Pameran kali ini menampilkan pelukis dari Banyumas dan Cilacap. Nama-nama seperti Koen Hari Wibowo, Budiwibowo, Suhadi Gembot, Medi PS, Darminto, Jaenal, serta tiga pelukis wanita Kun Arifah, Yuli Wijowati, dan Anastasia yang turut memajang karya karyanya.
Salah satu karya yang menarik perhatian pengunjung adalah lukisan abstrak karya Anastasia, pelukis termuda berusia 19 tahun yang juga mahasiswi Institut Seni Indonesia jurusan Desain Interior. Ia hadir bukan hanya sebagai peserta, tetapi sebagai simbol harapan masa depan seni rupa daerah. “Saya bangga bisa ikut di pameran ini. Tapi saya juga sadar, tak mudah jadi pelukis di daerah jika tidak ada dukungan," katanya pelan.
Sementara itu, Setyo Kusnanto, pelukis senior asal Purwokerto, menggarisbawahi pentingnya peran pemerintah dalam menyokong para pelukis dari sisi promosi dan pemasaran karya. “Kami ini bagian dari industri kreatif, tapi selama ini kami jalan sendiri sendiri, kalau dilibatkan secara nyata dalam program pemerintah, tentu hasilnya bisa luar biasa,” ungkapnya.
3. Seni rupa lokal, aset yang sering terabaikan

Ironisnya, di tengah gembar gembor program ekonomi kreatif yang digaungkan pemerintah pusat maupun daerah, realitas para pelukis di tingkat lokal masih sangat jauh dari kata ideal. Minimnya dukungan infrastruktur, fasilitas pameran, hingga akses pasar menjadi tembok yang terus menghadang.

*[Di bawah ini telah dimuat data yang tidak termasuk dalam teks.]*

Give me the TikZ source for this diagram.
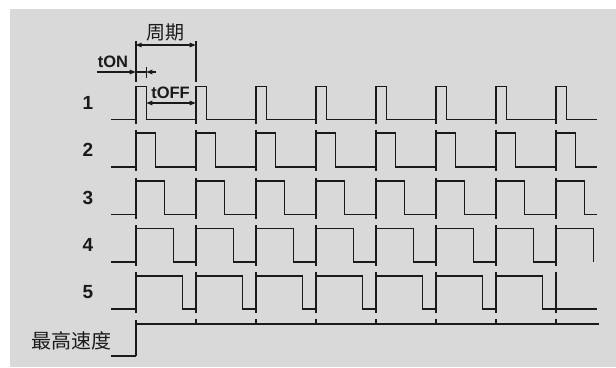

Pemerintah daerah sebenarnya memiliki instrumen seperti Dewan Kesenian Daerah (DKD), namun kehadiran lembaga ini di mata para pelukis dinilai belum benar benar menjangkau pelukis lokal. “Kalau DKD hanya bergerak saat festival besar, itu namanya bukan pembinaan,” kata Andy.
Ia berharap ke depan pemerintah tidak hanya hadir dalam bentuk simbolik, melainkan terlibat dalam membangun ekosistem seni rupa yang berkelanjutan. Termasuk membuat galeri daerah permanen, program pembinaan rutin, dan dukungan promosi untuk para perupa lokal.
4. Bentuk perlawanan senyap

Pameran seni rupa di Purwokerto tersebut tidak hanya karya visual yang dipajang, namun bentuk perlawanan senyap terhadap amnesia budaya. Di balik tiap lukisan yang terpajang, ada cerita tentang harapan yang bertahan di tengah keterbatasan, tentang warna yang terus hidup meski tak dilirik.
Kini, pilihan ada di tangan pemerintah dan masyarakat apakah akan membiarkan suara para pelukis itu terus menjadi gema sunyi, atau menjadikannya bagian dari wajah Banyumas yang kaya, berbudaya, dan bangga akan seniman daerahnya.
“Seni rupa tidak akan mati, tapi senimannya bisa kehabisan tenaga jika terus dibiarkan sendiri,” tutup Andy Ismer.